** Begin GIVEN INFORMATION **

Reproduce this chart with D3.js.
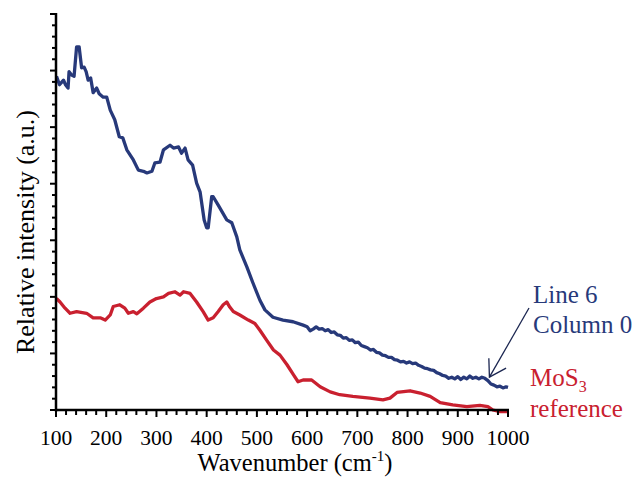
<!DOCTYPE html>
<html><head><meta charset="utf-8">
<script src="https://cdn.jsdelivr.net/npm/d3@7"></script>
<style>body{margin:0;background:#fff}svg{display:block}text{font-family:"Liberation Serif","DejaVu Serif",serif}</style>
</head><body>
<script>
// Line 6 Column 0 spectrum (wavenumber, relative intensity)
const blueWave = [101,107,115,119,124,126,131,136,141,146,151,156,160,164,169,174,181,186,194,201,208,217,226,233,241,254,264,274,281,291,297,307,314,327,334,344,350,357,363,372,380,387,395,400,403,410,413,423,440,450,460,466,480,492,506,516,532,552,572,592,600,606,612,618,624,630,636,642,648,654,660,666,672,678,684,690,696,702,708,714,720,726,732,738,744,750,756,762,768,774,780,786,792,798,804,810,816,822,828,834,840,846,852,858,864,870,876,882,888,894,900,906,912,918,924,930,936,942,948,954,960,966,972,978,984,990,996,1000];
const blueInt  = [5.90,5.75,5.83,5.75,5.69,5.98,5.92,5.90,6.42,6.42,6.05,6.06,5.98,5.83,5.87,5.61,5.69,5.59,5.53,5.53,5.30,5.13,4.83,4.81,4.60,4.42,4.24,4.22,4.19,4.22,4.37,4.38,4.60,4.68,4.63,4.65,4.54,4.63,4.42,4.33,4.01,3.85,3.36,3.22,3.22,3.77,3.77,3.62,3.36,3.31,3.06,2.83,2.53,2.25,1.94,1.77,1.64,1.59,1.56,1.50,1.47,1.40,1.43,1.47,1.43,1.44,1.40,1.42,1.37,1.38,1.33,1.32,1.27,1.28,1.23,1.24,1.19,1.20,1.14,1.12,1.10,1.06,1.07,1.02,1.01,0.97,0.96,0.93,0.93,0.89,0.88,0.85,0.86,0.83,0.85,0.82,0.83,0.79,0.77,0.74,0.73,0.71,0.70,0.66,0.64,0.61,0.60,0.56,0.58,0.55,0.59,0.54,0.58,0.55,0.60,0.56,0.58,0.55,0.58,0.56,0.52,0.46,0.44,0.41,0.42,0.39,0.41,0.40];
// MoS3 reference spectrum
const redWave = [101,108,118,128,141,161,174,188,198,208,214,227,237,244,254,261,274,287,300,314,324,337,347,354,367,380,393,403,413,423,433,440,446,453,466,483,496,506,519,533,546,560,573,582,592,609,626,646,665,691,725,751,765,779,805,825,845,865,890,918,944,960,970,984,998];
const redInt  = [1.97,1.91,1.80,1.71,1.74,1.71,1.63,1.63,1.59,1.68,1.83,1.86,1.80,1.71,1.74,1.70,1.80,1.91,1.97,2.00,2.06,2.09,2.03,2.09,2.06,1.91,1.74,1.59,1.63,1.74,1.86,1.91,1.82,1.74,1.68,1.59,1.53,1.41,1.24,1.06,0.97,0.80,0.62,0.50,0.53,0.53,0.41,0.32,0.27,0.24,0.21,0.18,0.21,0.31,0.34,0.30,0.24,0.13,0.09,0.06,0.08,0.06,0.00,-0.03,-0.03];
const xTicks = [100,200,300,400,500,600,700,800,900,1000];
const seriesNames = [["Line 6","Column 0"],["MoS","reference"]];

const W = 642, H = 477;
const svg = d3.select("body").append("svg").attr("width", W).attr("height", H);
const x = d3.scaleLinear().domain([100,1000]).range([56,508]);
const y = d3.scaleLinear().domain([0,7]).range([410,14]);
const blue = "#27397a", red = "#c9202f";

const line = d3.line().x(d=>x(d[0])).y(d=>y(d[1]));
svg.append("path").datum(blueWave.map((w,i)=>[w,blueInt[i]]))
  .attr("d", line).attr("fill","none").attr("stroke",blue).attr("stroke-width",3.3).attr("stroke-linejoin","round");
svg.append("path").datum(redWave.map((w,i)=>[w,redInt[i]]))
  .attr("d", line).attr("fill","none").attr("stroke",red).attr("stroke-width",3.3).attr("stroke-linejoin","round");

// axes
const xMinor = d3.range(100,1001,20);
const yMinor = d3.range(0,7.001,0.2);
const ax = svg.append("g");
ax.selectAll(".xm").data(xMinor).join("line")
  .attr("x1",d=>x(d)).attr("x2",d=>x(d)).attr("y1",y(0)).attr("y2",d=>y(0)+ (d%100===0?7:5))
  .attr("stroke","#000").attr("stroke-width",2);
ax.selectAll(".ym").data(yMinor).join("line")
  .attr("y1",d=>y(d)).attr("y2",d=>y(d)).attr("x1",x(100)).attr("x2",d=>x(100)-(Math.abs(d-Math.round(d))<1e-6?6:4))
  .attr("stroke","#000").attr("stroke-width",2);
ax.append("line").attr("x1",x(100)).attr("x2",x(100)).attr("y1",y(7)-1).attr("y2",y(0)+1.5).attr("stroke","#000").attr("stroke-width",2.5);
ax.append("line").attr("x1",x(100)-1).attr("x2",x(1000)+1).attr("y1",y(0)).attr("y2",y(0)).attr("stroke","#000").attr("stroke-width",2.5);

svg.selectAll(".xl").data(xTicks).join("text")
  .attr("x",d=>x(d)).attr("y",445).attr("text-anchor","middle")
  .attr("font-size",21.5).attr("fill","#000").text(d=>d);

const xt = svg.append("text").attr("x",295).attr("y",471).attr("text-anchor","middle")
  .attr("font-size",24.5).attr("fill","#000");
xt.append("tspan").text("Wavenumber (cm");
xt.append("tspan").attr("font-size",15).attr("dy",-10).text("-1");
xt.append("tspan").attr("dy",10).text(")");

svg.append("text").attr("transform","translate(34,232) rotate(-90)").attr("text-anchor","middle")
  .attr("font-size",26).attr("fill","#000").text("Relative intensity (a.u.)");

// annotations
svg.append("text").attr("x",533).attr("y",303).attr("font-size",25).attr("fill",blue).text(seriesNames[0][0]);
svg.append("text").attr("x",533).attr("y",333).attr("font-size",25).attr("fill",blue).text(seriesNames[0][1]);
const mo = svg.append("text").attr("x",530).attr("y",386).attr("font-size",25).attr("fill",red);
mo.append("tspan").text(seriesNames[1][0]);
mo.append("tspan").attr("font-size",16).attr("dy",6).text("3");
svg.append("text").attr("x",530).attr("y",417).attr("font-size",25).attr("fill",red).text(seriesNames[1][1]);

// arrow
const tip = [x(963), y(0.58)];
const tail = [529, 308];
const ang = Math.atan2(tail[1]-tip[1], tail[0]-tip[0]);
const hl = 19, ha = 0.55;
const ar = svg.append("g").attr("stroke","#1a2550").attr("stroke-width",1.3).attr("fill","none");
ar.append("line").attr("x1",tail[0]).attr("y1",tail[1]).attr("x2",tip[0]).attr("y2",tip[1]);
ar.append("path").attr("d",`M${tip[0]+hl*Math.cos(ang+ha)},${tip[1]+hl*Math.sin(ang+ha)}L${tip[0]},${tip[1]}L${tip[0]+hl*Math.cos(ang-ha)},${tip[1]+hl*Math.sin(ang-ha)}`);
</script>
</body></html>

** End GIVEN INFORMATION **

■ **WHAT THIS TASK INVOLVES**:
Keep every word of the data as it is when you write it out, but drop the pictures.

■ **REPLY**:
Reproduce this chart with D3.js.
<!DOCTYPE html>
<html><head><meta charset="utf-8">
<script src="https://cdn.jsdelivr.net/npm/d3@7"></script>
<style>body{margin:0;background:#fff}svg{display:block}text{font-family:"Liberation Serif","DejaVu Serif",serif}</style>
</head><body>
<script>
// Line 6 Column 0 spectrum (wavenumber, relative intensity)
const blueWave = [101,107,115,119,124,126,131,136,141,146,151,156,160,164,169,174,181,186,194,201,208,217,226,233,241,254,264,274,281,291,297,307,314,327,334,344,350,357,363,372,380,387,395,400,403,410,413,423,440,450,460,466,480,492,506,516,532,552,572,592,600,606,612,618,624,630,636,642,648,654,660,666,672,678,684,690,696,702,708,714,720,726,732,738,744,750,756,762,768,774,780,786,792,798,804,810,816,822,828,834,840,846,852,858,864,870,876,882,888,894,900,906,912,918,924,930,936,942,948,954,960,966,972,978,984,990,996,1000];
const blueInt  = [5.90,5.75,5.83,5.75,5.69,5.98,5.92,5.90,6.42,6.42,6.05,6.06,5.98,5.83,5.87,5.61,5.69,5.59,5.53,5.53,5.30,5.13,4.83,4.81,4.60,4.42,4.24,4.22,4.19,4.22,4.37,4.38,4.60,4.68,4.63,4.65,4.54,4.63,4.42,4.33,4.01,3.85,3.36,3.22,3.22,3.77,3.77,3.62,3.36,3.31,3.06,2.83,2.53,2.25,1.94,1.77,1.64,1.59,1.56,1.50,1.47,1.40,1.43,1.47,1.43,1.44,1.40,1.42,1.37,1.38,1.33,1.32,1.27,1.28,1.23,1.24,1.19,1.20,1.14,1.12,1.10,1.06,1.07,1.02,1.01,0.97,0.96,0.93,0.93,0.89,0.88,0.85,0.86,0.83,0.85,0.82,0.83,0.79,0.77,0.74,0.73,0.71,0.70,0.66,0.64,0.61,0.60,0.56,0.58,0.55,0.59,0.54,0.58,0.55,0.60,0.56,0.58,0.55,0.58,0.56,0.52,0.46,0.44,0.41,0.42,0.39,0.41,0.40];
// MoS3 reference spectrum
const redWave = [101,108,118,128,141,161,174,188,198,208,214,227,237,244,254,261,274,287,300,314,324,337,347,354,367,380,393,403,413,423,433,440,446,453,466,483,496,506,519,533,546,560,573,582,592,609,626,646,665,691,725,751,765,779,805,825,845,865,890,918,944,960,970,984,998];
const redInt  = [1.97,1.91,1.80,1.71,1.74,1.71,1.63,1.63,1.59,1.68,1.83,1.86,1.80,1.71,1.74,1.70,1.80,1.91,1.97,2.00,2.06,2.09,2.03,2.09,2.06,1.91,1.74,1.59,1.63,1.74,1.86,1.91,1.82,1.74,1.68,1.59,1.53,1.41,1.24,1.06,0.97,0.80,0.62,0.50,0.53,0.53,0.41,0.32,0.27,0.24,0.21,0.18,0.21,0.31,0.34,0.30,0.24,0.13,0.09,0.06,0.08,0.06,0.00,-0.03,-0.03];
const xTicks = [100,200,300,400,500,600,700,800,900,1000];
const seriesNames = [["Line 6","Column 0"],["MoS","reference"]];

const W = 642, H = 477;
const svg = d3.select("body").append("svg").attr("width", W).attr("height", H);
const x = d3.scaleLinear().domain([100,1000]).range([56,508]);
const y = d3.scaleLinear().domain([0,7]).range([410,14]);
const blue = "#27397a", red = "#c9202f";

const line = d3.line().x(d=>x(d[0])).y(d=>y(d[1]));
svg.append("path").datum(blueWave.map((w,i)=>[w,blueInt[i]]))
  .attr("d", line).attr("fill","none").attr("stroke",blue).attr("stroke-width",3.3).attr("stroke-linejoin","round");
svg.append("path").datum(redWave.map((w,i)=>[w,redInt[i]]))
  .attr("d", line).attr("fill","none").attr("stroke",red).attr("stroke-width",3.3).attr("stroke-linejoin","round");

// axes
const xMinor = d3.range(100,1001,20);
const yMinor = d3.range(0,7.001,0.2);
const ax = svg.append("g");
ax.selectAll(".xm").data(xMinor).join("line")
  .attr("x1",d=>x(d)).attr("x2",d=>x(d)).attr("y1",y(0)).attr("y2",d=>y(0)+ (d%100===0?7:5))
  .attr("stroke","#000").attr("stroke-width",2);
ax.selectAll(".ym").data(yMinor).join("line")
  .attr("y1",d=>y(d)).attr("y2",d=>y(d)).attr("x1",x(100)).attr("x2",d=>x(100)-(Math.abs(d-Math.round(d))<1e-6?6:4))
  .attr("stroke","#000").attr("stroke-width",2);
ax.append("line").attr("x1",x(100)).attr("x2",x(100)).attr("y1",y(7)-1).attr("y2",y(0)+1.5).attr("stroke","#000").attr("stroke-width",2.5);
ax.append("line").attr("x1",x(100)-1).attr("x2",x(1000)+1).attr("y1",y(0)).attr("y2",y(0)).attr("stroke","#000").attr("stroke-width",2.5);

svg.selectAll(".xl").data(xTicks).join("text")
  .attr("x",d=>x(d)).attr("y",445).attr("text-anchor","middle")
  .attr("font-size",21.5).attr("fill","#000").text(d=>d);

const xt = svg.append("text").attr("x",295).attr("y",471).attr("text-anchor","middle")
  .attr("font-size",24.5).attr("fill","#000");
xt.append("tspan").text("Wavenumber (cm");
xt.append("tspan").attr("font-size",15).attr("dy",-10).text("-1");
xt.append("tspan").attr("dy",10).text(")");

svg.append("text").attr("transform","translate(34,232) rotate(-90)").attr("text-anchor","middle")
  .attr("font-size",26).attr("fill","#000").text("Relative intensity (a.u.)");

// annotations
svg.append("text").attr("x",533).attr("y",303).attr("font-size",25).attr("fill",blue).text(seriesNames[0][0]);
svg.append("text").attr("x",533).attr("y",333).attr("font-size",25).attr("fill",blue).text(seriesNames[0][1]);
const mo = svg.append("text").attr("x",530).attr("y",386).attr("font-size",25).attr("fill",red);
mo.append("tspan").text(seriesNames[1][0]);
mo.append("tspan").attr("font-size",16).attr("dy",6).text("3");
svg.append("text").attr("x",530).attr("y",417).attr("font-size",25).attr("fill",red).text(seriesNames[1][1]);

// arrow
const tip = [x(963), y(0.58)];
const tail = [529, 308];
const ang = Math.atan2(tail[1]-tip[1], tail[0]-tip[0]);
const hl = 19, ha = 0.55;
const ar = svg.append("g").attr("stroke","#1a2550").attr("stroke-width",1.3).attr("fill","none");
ar.append("line").attr("x1",tail[0]).attr("y1",tail[1]).attr("x2",tip[0]).attr("y2",tip[1]);
ar.append("path").attr("d",`M${tip[0]+hl*Math.cos(ang+ha)},${tip[1]+hl*Math.sin(ang+ha)}L${tip[0]},${tip[1]}L${tip[0]+hl*Math.cos(ang-ha)},${tip[1]+hl*Math.sin(ang-ha)}`);
</script>
</body></html>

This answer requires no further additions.